Gregory Dickens was 16 years old when he shot and killed Corporal Paul Deguch on a porch after Deguch approached Dickens believing he had a stolen bicycle. A jury found Dickens guilty, and the trial court imposed the life sentence upon recommendation of the jury.

Dickens sought a new trial on three grounds: there was newly discovered evidence; the state withheld evidence from the defense in violation of Brady v. Maryland, and his trial counsel was ineffective.

Dickens claimed a report issued by the National Research Counsel completed after his trial established the previously accepted and relied upon comparative bullet lead analysis conducted by the FBI was unreliable. This would render inadmissible testimony from FBI forensic examiner Charles Peters about the CBLA conducted on bullets at his trial.

“The post-conviction court found that in light of the findings contained in the NRC report, Peters’s testimony regarding the CBLA would not likely be admissible at retrial.
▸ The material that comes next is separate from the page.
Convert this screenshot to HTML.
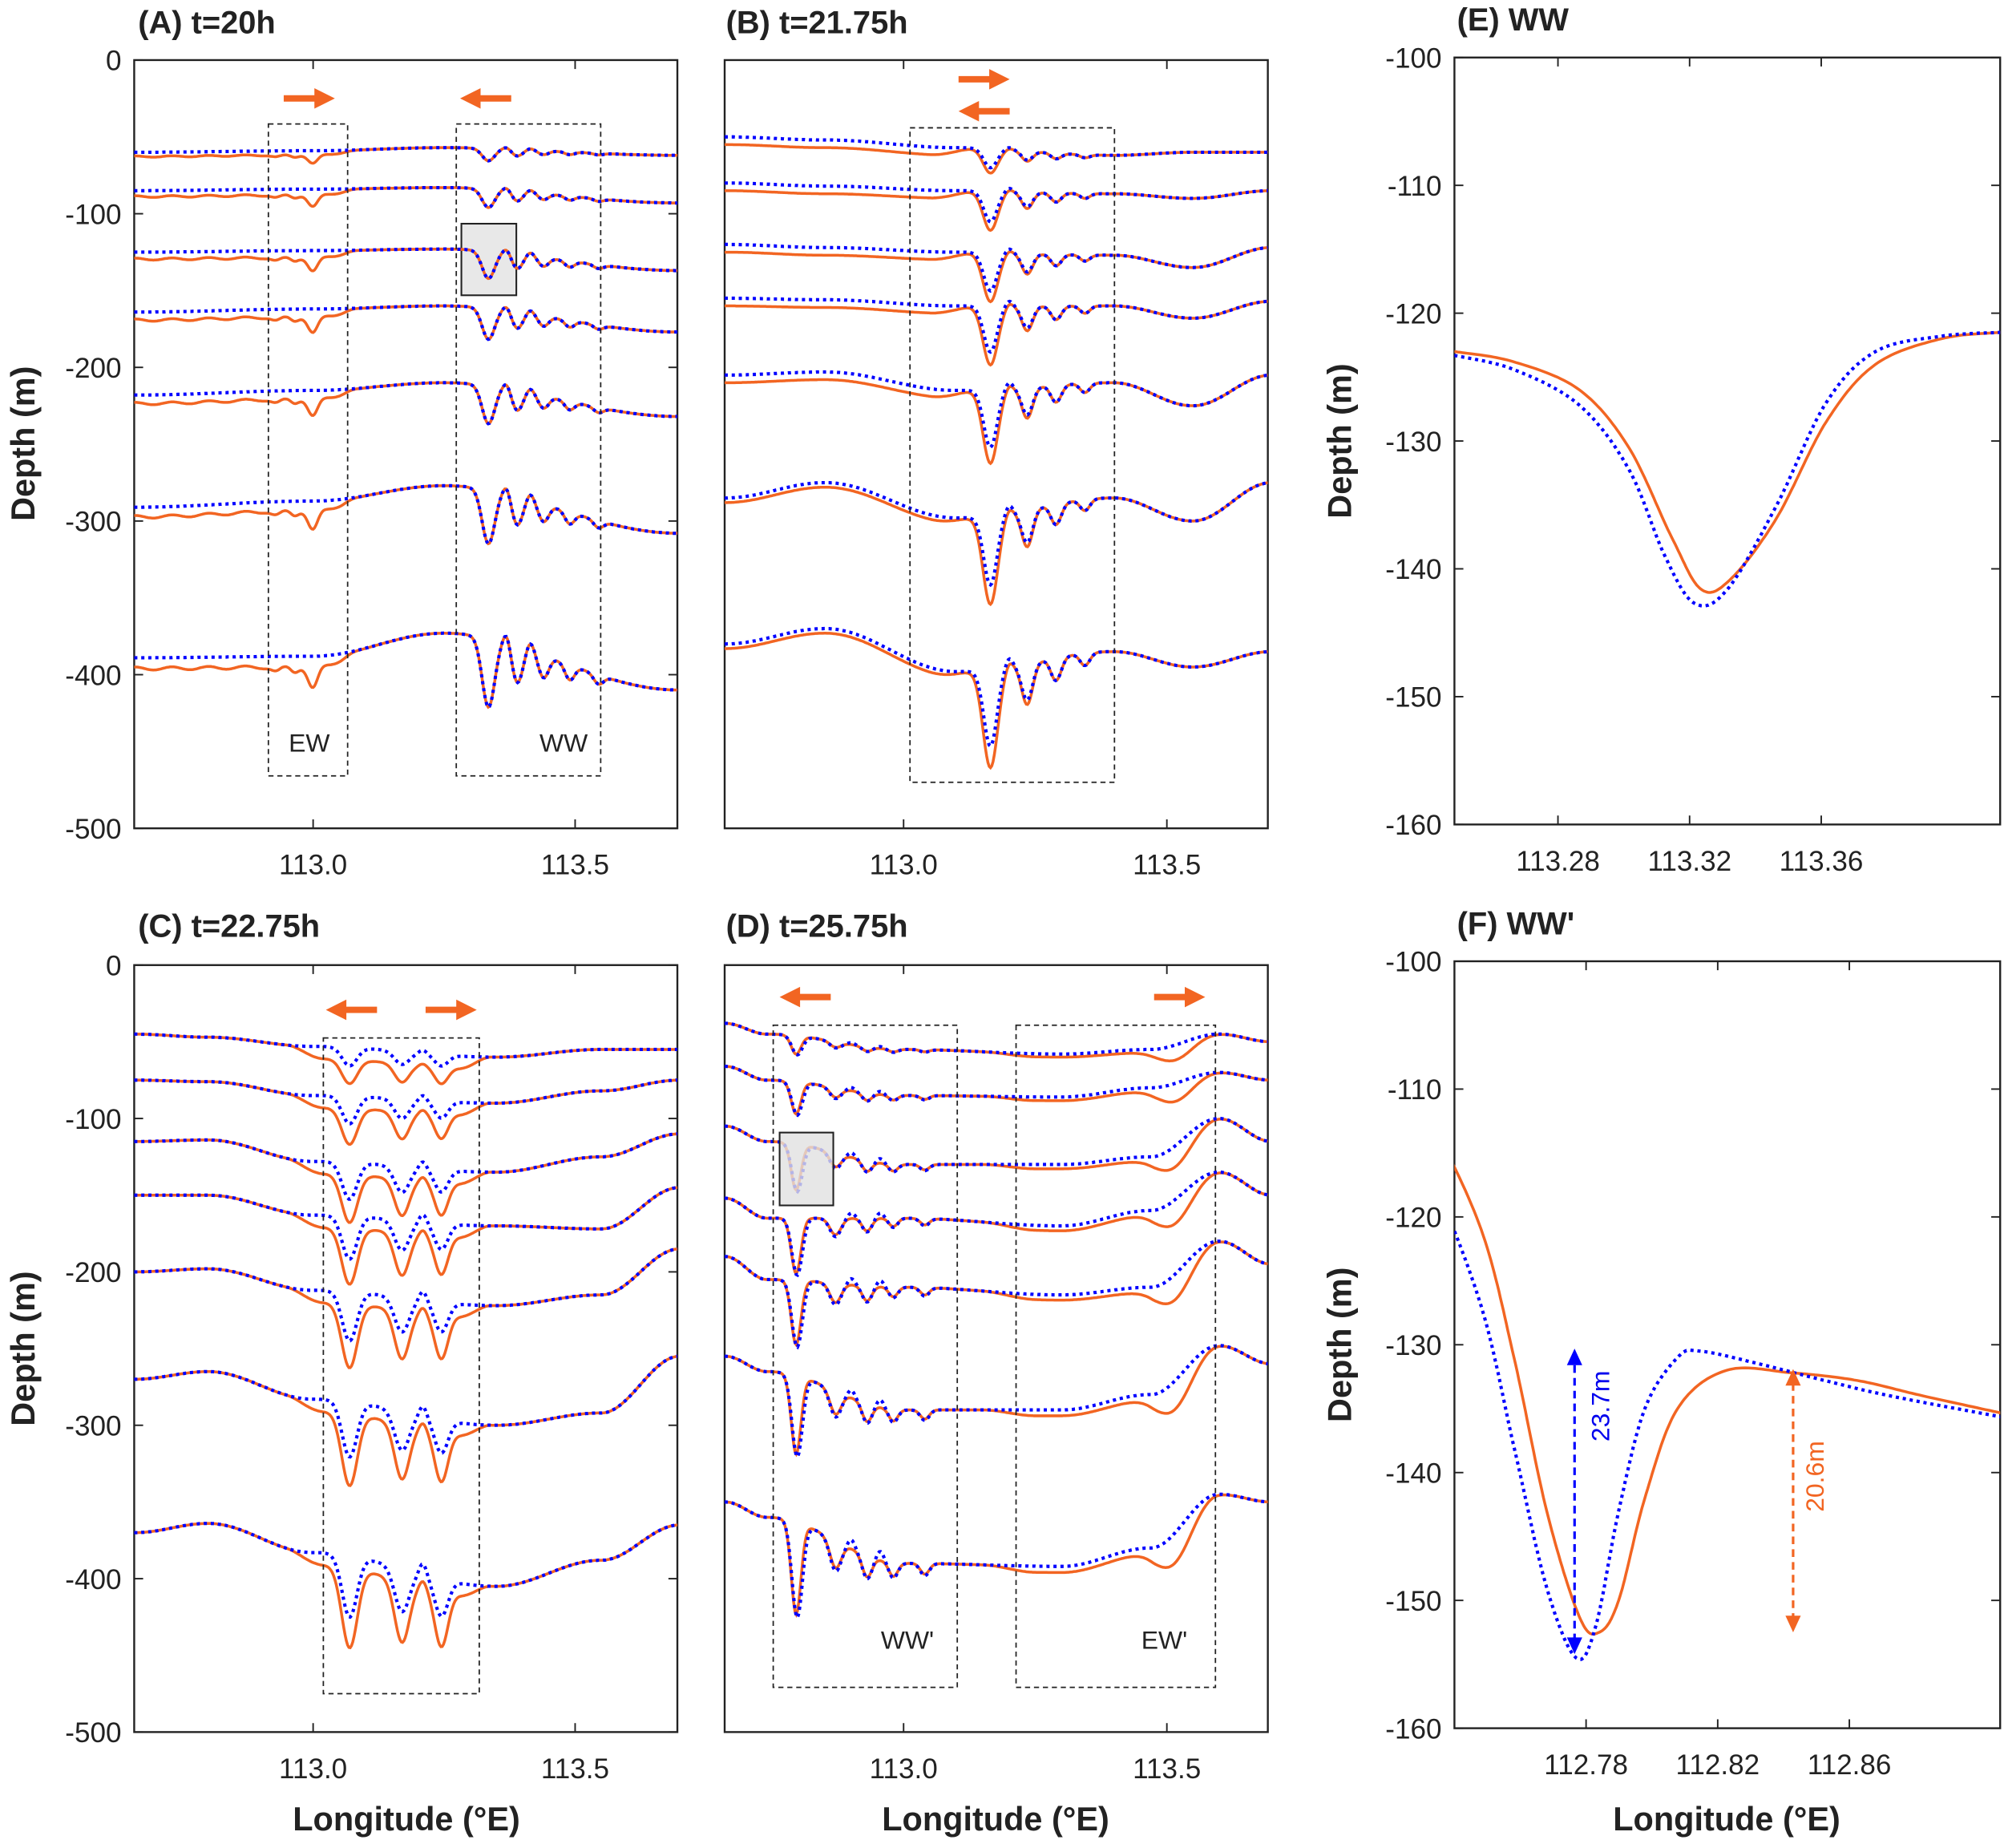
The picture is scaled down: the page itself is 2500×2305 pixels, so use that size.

Although the exclusion of the CBLA evidence might have weakened the State’s case, Dickens has not shown that the exclusion of the CBLA evidence, without more, would make it probable that a different result would be produced at retrial,” Judge Cale Bradford wrote in Gregory Dickens v. State of Indiana, 71A03-1304-PC-101.

The state was able to provided overwhelming evidence – including eyewitness testimony – to prove Dickens’ guilt, the court noted. This evidence also overrides his claim that the state knew about the reliability problems of the CBLA but didn’t inform his trial counsel, which led to a reasonable probability that the trial would have a different outcome.

The judges also found his trial counsel was not ineffective for failing to object to Dickens’ wearing of a stun belt during trial. He had a history of violence and attempted flight from police.

“Unlike shackles, which when worn are readily visible, a stun belt is worn under clothing and is, in most cases, unlikely to be visible to the members of the jury. Here, nothing in the record suggests that any member of the jury actually saw the stun belt,” Bradford wrote.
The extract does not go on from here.